The only other information which we are at present enabled to promulgate respecting this very interesting voyage, is derived from the Literary Gazette, Oct. 30th, 1830:–

“The particular object of the survey appears to have been to obtain an accurate account of the straits of Magalhaens, with the view of ascertaining how far that navigation might be adopted, instead of the passage round Cape Horn. And the result of this investigation proves, that the name of Cabo Tormentoso, bestowed by the first discoverers on the Cape of Good Hope, may be with much more reason applied to its corresponding point on our globe, the bleak and barren termination of the new world. Of the continent of South America, the southern part is justly described as a region of storms, cold, and rain.

“The Spanish surveys have been found by Captain King to be very near the truth; a remark which is, we believe, generally applicable to the hydrographical works of that nation.
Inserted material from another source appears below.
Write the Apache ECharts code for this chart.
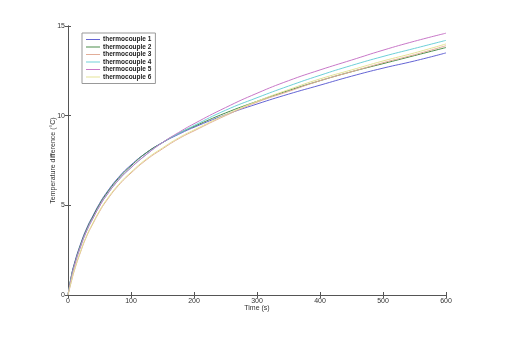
<!DOCTYPE html>
<html>
<head>
<meta charset="utf-8">
<script src="https://cdn.jsdelivr.net/npm/echarts@6/dist/echarts.min.js"></script>
<style>
  html, body { margin: 0; padding: 0; background: #fff; }
  #chart { width: 506px; height: 340px; }
</style>
</head>
<body>
<div id="chart"></div>
<script>
// time stamps (s)
const times = [0, 5, 10, 20, 30, 40, 50, 60, 80, 100, 125, 150, 175, 200, 250, 300, 350, 400, 450, 500, 550, 600];

// temperature difference (°C)
const tc1 = [0, 1.0, 1.75, 2.85, 3.75, 4.45, 5.1, 5.65, 6.55, 7.25, 7.95, 8.5, 8.95, 9.35, 10.05, 10.65, 11.2, 11.7, 12.2, 12.65, 13.05, 13.5];
const tc2 = [0, 1.0, 1.7, 2.8, 3.7, 4.4, 5.05, 5.6, 6.5, 7.2, 7.95, 8.5, 9.0, 9.4, 10.15, 10.8, 11.4, 11.95, 12.45, 12.9, 13.35, 13.8];
const tc3 = [0, 0.7, 1.35, 2.4, 3.3, 4.0, 4.65, 5.2, 6.1, 6.8, 7.55, 8.15, 8.7, 9.15, 10.0, 10.75, 11.35, 11.95, 12.45, 12.95, 13.4, 13.9];
const tc4 = [0, 0.9, 1.6, 2.7, 3.6, 4.3, 4.95, 5.5, 6.4, 7.1, 7.85, 8.5, 9.0, 9.45, 10.3, 11.0, 11.65, 12.25, 12.8, 13.3, 13.75, 14.2];
const tc5 = [0, 0.9, 1.6, 2.7, 3.6, 4.3, 4.95, 5.5, 6.4, 7.1, 7.85, 8.5, 9.05, 9.55, 10.45, 11.25, 11.95, 12.55, 13.1, 13.65, 14.15, 14.6];
const tc6 = [0, 0.75, 1.4, 2.45, 3.35, 4.05, 4.7, 5.25, 6.15, 6.85, 7.6, 8.2, 8.75, 9.2, 10.05, 10.8, 11.45, 12.05, 12.55, 13.05, 13.5, 14.0];

const names = ['thermocouple 1', 'thermocouple 2', 'thermocouple 3', 'thermocouple 4', 'thermocouple 5', 'thermocouple 6'];
const colors = ['#6464d4', '#4a8c4a', '#e2ad98', '#6ed0d8', '#c878c8', '#e4e296'];
const values = [tc1, tc2, tc3, tc4, tc5, tc6];

const chart = echarts.init(document.getElementById('chart'));

const axisColor = '#555';
const labelFont = { color: '#333', fontSize: 7, fontFamily: 'Liberation Sans' };
const nameFont = { fontSize: 7, color: '#333', fontFamily: 'Liberation Sans' };

const series = values.map((vals, i) => ({
  name: names[i],
  type: 'line',
  symbol: 'none',
  smooth: true,
  data: times.map((t, j) => [t, vals[j]]),
  lineStyle: { width: 1, color: colors[i] },
  itemStyle: { color: colors[i] },
}));

const option = {
  backgroundColor: '#fff',
  animation: false,
  grid: { left: 68, right: 60, top: 26, bottom: 45 },
  legend: {
    data: names,
    orient: 'vertical',
    left: 82,
    top: 33,
    itemWidth: 14,
    itemHeight: 1,
    itemGap: 0.5,
    padding: [3, 4, 3, 4],
    borderColor: '#999',
    borderWidth: 1,
    backgroundColor: '#fff',
    icon: 'rect',
    textStyle: { fontSize: 6.5, fontWeight: 'bold', color: '#222', fontFamily: 'Liberation Sans', padding: [0, 0, 0, -2] },
  },
  xAxis: [
    {
      type: 'value',
      min: 0,
      max: 600,
      interval: 100,
      name: 'Time (s)',
      nameLocation: 'middle',
      nameGap: 10,
      nameMoveOverlap: false,
      nameTextStyle: nameFont,
      axisLine: { lineStyle: { color: axisColor } },
      axisTick: { inside: true, length: 3, lineStyle: { color: axisColor } },
      axisLabel: Object.assign({ margin: 3 }, labelFont),
      splitLine: { show: false },
    },
    {
      type: 'value',
      position: 'top',
      min: 0,
      max: 600,
      interval: 100,
      axisLine: { lineStyle: { color: axisColor } },
      axisTick: { inside: true, length: 3, lineStyle: { color: axisColor } },
      axisLabel: { show: false },
      splitLine: { show: false },
    },
  ],
  yAxis: [
    {
      type: 'value',
      min: 0,
      max: 15,
      interval: 5,
      name: 'Temperature difference (°C)',
      nameLocation: 'middle',
      nameGap: 11,
      nameMoveOverlap: false,
      nameTextStyle: nameFont,
      axisLine: { show: true, lineStyle: { color: axisColor } },
      axisTick: { show: true, inside: true, length: 3, lineStyle: { color: axisColor } },
      axisLabel: Object.assign({ margin: 3 }, labelFont),
      splitLine: { show: false },
    },
    {
      type: 'value',
      position: 'right',
      min: 0,
      max: 15,
      interval: 5,
      axisLine: { show: true, lineStyle: { color: axisColor } },
      axisTick: { show: true, inside: true, length: 3, lineStyle: { color: axisColor } },
      axisLabel: { show: false },
      splitLine: { show: false },
    },
  ],
  series,
};

chart.setOption(option);
</script>
</body>
</html>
The strong prevailing currents in the straits, running from the west, renders it unlikely they will ever be frequented, except by vessels on sealing voyages. On the subject of the passage round Cape Horn into the Pacific, the opinion of Lord Anson is decidedly confirmed by modern navigators, with the exception of his recommendation not to pass through the Straits of Le Maire. He says, that ‘all ships bound to the South Seas, instead of passing through the Straits of Le Maire, should constantly pass by the eastward of Staten Land, and should be invariably bent on running as far as the latitude of 61° or 62° south, before they endeavour to stand to the westward; and ought then to make sure of a sufficient westing in or about that latitude, before commencing a northern course.’ This is now proved to be precisely correct in all but one point, which is, that vessels should pass through the Straits of Le Maire for the following reasons, and we trust our readers will excuse us if we use a little nautical phraseology in the explanation of so important a point.
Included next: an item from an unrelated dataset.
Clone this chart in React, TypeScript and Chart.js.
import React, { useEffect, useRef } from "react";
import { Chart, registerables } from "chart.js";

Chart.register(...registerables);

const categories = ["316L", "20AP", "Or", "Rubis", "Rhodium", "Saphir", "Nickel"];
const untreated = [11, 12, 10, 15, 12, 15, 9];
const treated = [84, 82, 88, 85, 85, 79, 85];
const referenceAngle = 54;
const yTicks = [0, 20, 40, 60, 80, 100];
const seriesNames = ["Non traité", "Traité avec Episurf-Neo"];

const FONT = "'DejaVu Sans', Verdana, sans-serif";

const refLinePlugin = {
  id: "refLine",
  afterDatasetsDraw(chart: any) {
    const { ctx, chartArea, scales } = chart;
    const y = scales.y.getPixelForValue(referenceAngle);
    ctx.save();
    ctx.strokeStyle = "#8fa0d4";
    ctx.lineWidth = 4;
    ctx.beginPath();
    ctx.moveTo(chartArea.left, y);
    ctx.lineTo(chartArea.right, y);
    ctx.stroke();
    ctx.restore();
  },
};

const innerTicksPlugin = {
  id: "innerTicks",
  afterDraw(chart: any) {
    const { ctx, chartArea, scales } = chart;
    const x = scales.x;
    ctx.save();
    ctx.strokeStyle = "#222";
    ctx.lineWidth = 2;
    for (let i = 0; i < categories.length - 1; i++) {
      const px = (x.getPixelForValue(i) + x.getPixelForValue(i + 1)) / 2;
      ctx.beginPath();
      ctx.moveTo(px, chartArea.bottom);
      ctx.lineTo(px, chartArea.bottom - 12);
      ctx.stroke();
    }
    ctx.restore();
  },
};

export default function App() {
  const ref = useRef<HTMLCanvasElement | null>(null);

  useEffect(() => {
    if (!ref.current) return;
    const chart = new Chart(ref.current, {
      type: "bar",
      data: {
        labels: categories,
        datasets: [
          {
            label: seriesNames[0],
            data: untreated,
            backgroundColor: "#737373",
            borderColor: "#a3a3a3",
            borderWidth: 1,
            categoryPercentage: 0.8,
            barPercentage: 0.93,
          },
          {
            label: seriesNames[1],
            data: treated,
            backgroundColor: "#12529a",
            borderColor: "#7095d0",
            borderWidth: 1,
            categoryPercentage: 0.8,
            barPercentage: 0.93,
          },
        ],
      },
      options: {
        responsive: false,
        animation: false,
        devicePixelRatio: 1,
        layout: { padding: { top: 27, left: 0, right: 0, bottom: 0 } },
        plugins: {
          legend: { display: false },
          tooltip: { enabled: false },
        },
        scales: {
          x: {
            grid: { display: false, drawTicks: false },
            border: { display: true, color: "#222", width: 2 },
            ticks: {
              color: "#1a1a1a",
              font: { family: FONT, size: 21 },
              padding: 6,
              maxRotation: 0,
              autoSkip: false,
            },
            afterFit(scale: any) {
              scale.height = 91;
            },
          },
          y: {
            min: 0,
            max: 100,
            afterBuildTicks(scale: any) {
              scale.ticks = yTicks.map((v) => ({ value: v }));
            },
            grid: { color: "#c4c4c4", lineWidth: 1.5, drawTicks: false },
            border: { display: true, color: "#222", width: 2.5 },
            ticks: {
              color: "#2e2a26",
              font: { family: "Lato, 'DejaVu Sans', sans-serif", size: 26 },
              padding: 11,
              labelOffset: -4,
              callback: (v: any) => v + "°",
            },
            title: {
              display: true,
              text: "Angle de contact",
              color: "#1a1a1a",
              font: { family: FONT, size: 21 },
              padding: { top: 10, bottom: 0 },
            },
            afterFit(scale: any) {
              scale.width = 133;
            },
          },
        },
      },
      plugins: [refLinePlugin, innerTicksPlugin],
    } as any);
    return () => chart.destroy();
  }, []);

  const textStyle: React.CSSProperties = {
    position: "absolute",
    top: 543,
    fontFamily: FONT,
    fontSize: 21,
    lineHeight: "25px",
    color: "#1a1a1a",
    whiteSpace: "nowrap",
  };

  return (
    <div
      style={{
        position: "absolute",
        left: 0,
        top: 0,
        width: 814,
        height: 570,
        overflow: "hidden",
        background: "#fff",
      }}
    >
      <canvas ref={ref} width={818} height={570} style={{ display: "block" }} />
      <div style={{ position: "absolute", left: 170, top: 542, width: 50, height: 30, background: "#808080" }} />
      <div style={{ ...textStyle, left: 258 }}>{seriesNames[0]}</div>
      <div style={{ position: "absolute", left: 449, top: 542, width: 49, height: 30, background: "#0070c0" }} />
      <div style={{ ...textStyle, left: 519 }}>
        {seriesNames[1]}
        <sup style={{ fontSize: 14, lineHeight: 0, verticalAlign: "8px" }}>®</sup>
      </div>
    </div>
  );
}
“It is well known that westerly and south-westerly winds are the most prevalent in this part of the world; a vessel, therefore, by keeping as close to the coast as is proper, has the advantage of being considerably to the westward, and consequently to windward, when she meets with the westerly winds on opening the cape, and can therefore stand down to the southward ready to take advantage of a slant to the northward, which another vessel passing to the eastward of Staten Land could not do.

“By the expedition under the command of Captain King, the numerous creeks and inlets of the south-west coast have been all examined to their termination, which has led to the discovery of the Otway (named, we presume, after the gallant and worthy admiral. Sir Robert) and Skyring waters; two very extensive salt-water lakes which nearly intersect the continent. The innermost parts of the various creeks were found to extend into valleys with glaciers forming magnificent terminations to the water. Much of the country about the Gulf of Penas is low and flat, and in most parts little better than mere bog.

“The Beagle being detached on the examination of the Islands of Tierra del Fuego, and to ascertain the position of Cape Horn, Captain (Robert) FitzRoy with Lieutenant (James) Kemp, one of his officers, visited the celebrated promontory, of sonorous name, and erected a pile of stones, twelve feet high on it. The observations for the latitude differed very little from those made by the Spaniards.

“The vessels have brought home various specimens, carefully preserved, of the animals, minerals, and plants, of the districts which they have visited, and which will prove an interesting addition to our South American collections. Captain Fitzroy has also brought to England two men, with a boy and a girl, natives of Tierra del Fuego, whom he proposes, after having them instructed in various matters which may tend to the civilization of their country, to send back again. These people were at first detained as hostages for some seamen, who, with the master of the Beagle, were forced to remain on shore, in consequence of the boat in which they had landed having been stolen by the natives; and until a rude canoe was constructed by the master, which enabled the whole party to get on board, they were without the means of rejoining their vessels.

“Four officers and seven men of the expedition have died since the Adventure and Beagle left England. Amongst the former is Captain Stokes, who commanded the Beagle when she sailed from this country, and of whose melancholy death, as well as of other events connected with the sailing and progress of this expedition, we have from time to time given accurate accounts in the Literary Gazette[3]. In this expedition the perseverance of Captain King, under most difficult and trying circumstances, cannot be too highly spoken of. We have heard the names of two young officers. Lieutenants (William George) Skyring and (Thomas) Graves, particularly mentioned, for their zeal and activity in promoting the objects of the survey. The former, who was placed in command of a small vessel, named the Adelaide, attached to the expedition as a tender, surveyed nearly all the coast, from the Gulf of Penas to the southward of the Guanaco islands, where it is supposed the unfortunate crew of the Wager, one of Lord Anson’s ships, were cast away in 1744.

“It was found, on making this survey of the Gulf of Penas, and that portion of the shore designated Tres Montes, that the latter was joined to the mainland by a neck of land, called the Isthmus of Offaqui. We have no doubt, from the indefatigable exertions of Captain Beaufort, the hydrographer of the Admiralty, that the details of this important addition to our maritime knowledge, will speedily be made known to the public.”

Commander King was promoted to the rank of captain, Feb. 25th, 1830. On the 25th April and 9th May, 1831, “some observations upon the geography of the southern extremity of South America, Tierra del Fuego, and the Strait of Magalhaens,” made by him during his recent survey, and accompanied with a map, were read before the Geographical Society of London. His wife is Harriet, sixth daughter of Christopher Lethbridge, of Launceston, co. Cornwall, Esq., and, we believe, that he is already the father of seven sons.



  1. See Vol. III. Part I. p. 187.
  2. United Service Journal, Dec. 1830.
  3. Commander Stokes, who had for some time been apparently labouring under an aberration of intellect, terminated his existence early in Aug. 1828, and was succeeded in the command of the Beagle by Lieutenant Skyring.